Scientists are not sure how such large black holes appear. Once these giants have formed, they begin to take on mass from the dust and gas around them, material found in abundance at the centers of galaxies, allowing them to grow to even greater sizes.
Supermassive black holes may be the result of the merger of hundreds or thousands of tiny black holes. Large gas clouds may also be responsible for this process, collapsing together and rapidly gaining mass.
The third option is a star cluster collapse, a group of stars falling together. Fourth, supermassive black holes can originate from large clumps of dark matter.
This is the substance that we can observe due to its gravitational effect on other objects; however, we do not know what dark matter is made of because it does not emit light and cannot be observed directly.
Intermediate black holes – stuck in the middle
Scientists once thought that black holes only came in small and large sizes, but recent research has revealed the possibility of medium or intermediate black holes (IMBHs).
Such bodies can form when stars in a cluster collide. Several of these intermediate black holes that form in the same region could eventually coalesce together at the center of a galaxy and create a supermassive black hole.

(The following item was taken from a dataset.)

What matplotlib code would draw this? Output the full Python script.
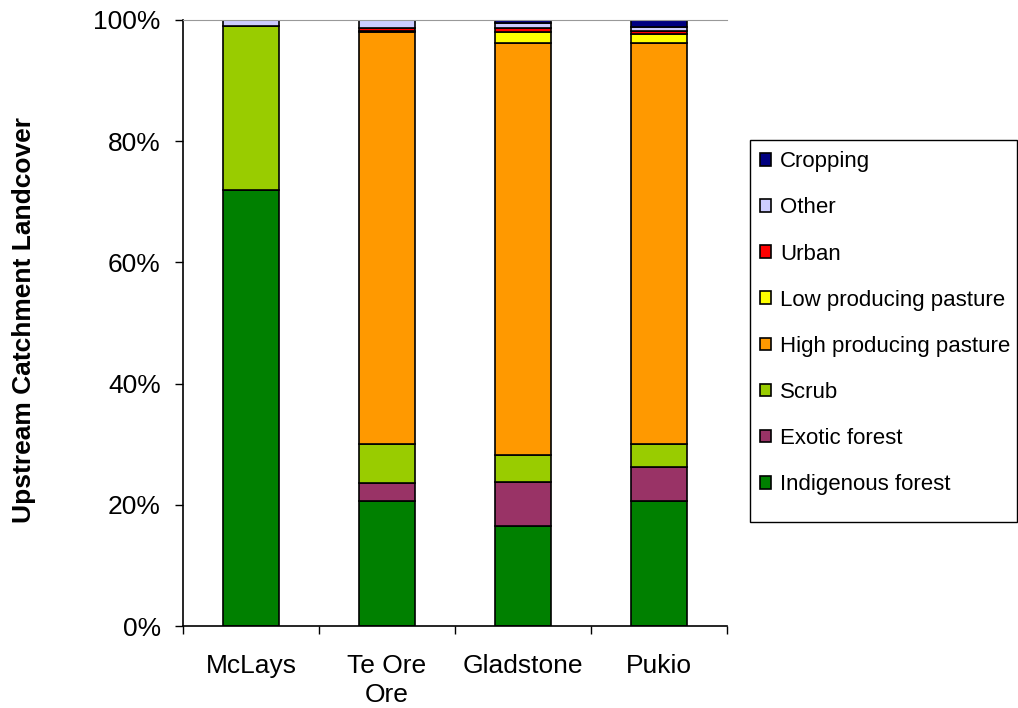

In 2014, astronomers discovered what appeared to be an intermediate-mass black hole in the arm of a spiral galaxy.
“Astronomers have been very diligent in their search for these medium-sized black holes,” study co-author Tim Roberts of the University of Durham in the United Kingdom said in a statement. “There have been hints that they exist, but they act like a long-lost relative who has no interest in being found.”
New research in 2018 has shown that these intermediate black holes may exist at the very heart of dwarf galaxies (or very small galaxies).
Observations of 10 such galaxies (five of which were previously unknown to science prior to this latest study) revealed X-ray activity – common for black holes – suggesting the presence of black holes with a mass between 36,000 and 316,000 suns.
The information comes from the Sloan Digital Sky Survey, which studies about 1 million galaxies and can detect the kind of signals that often come from black holes picking up nearby material from dust and gas.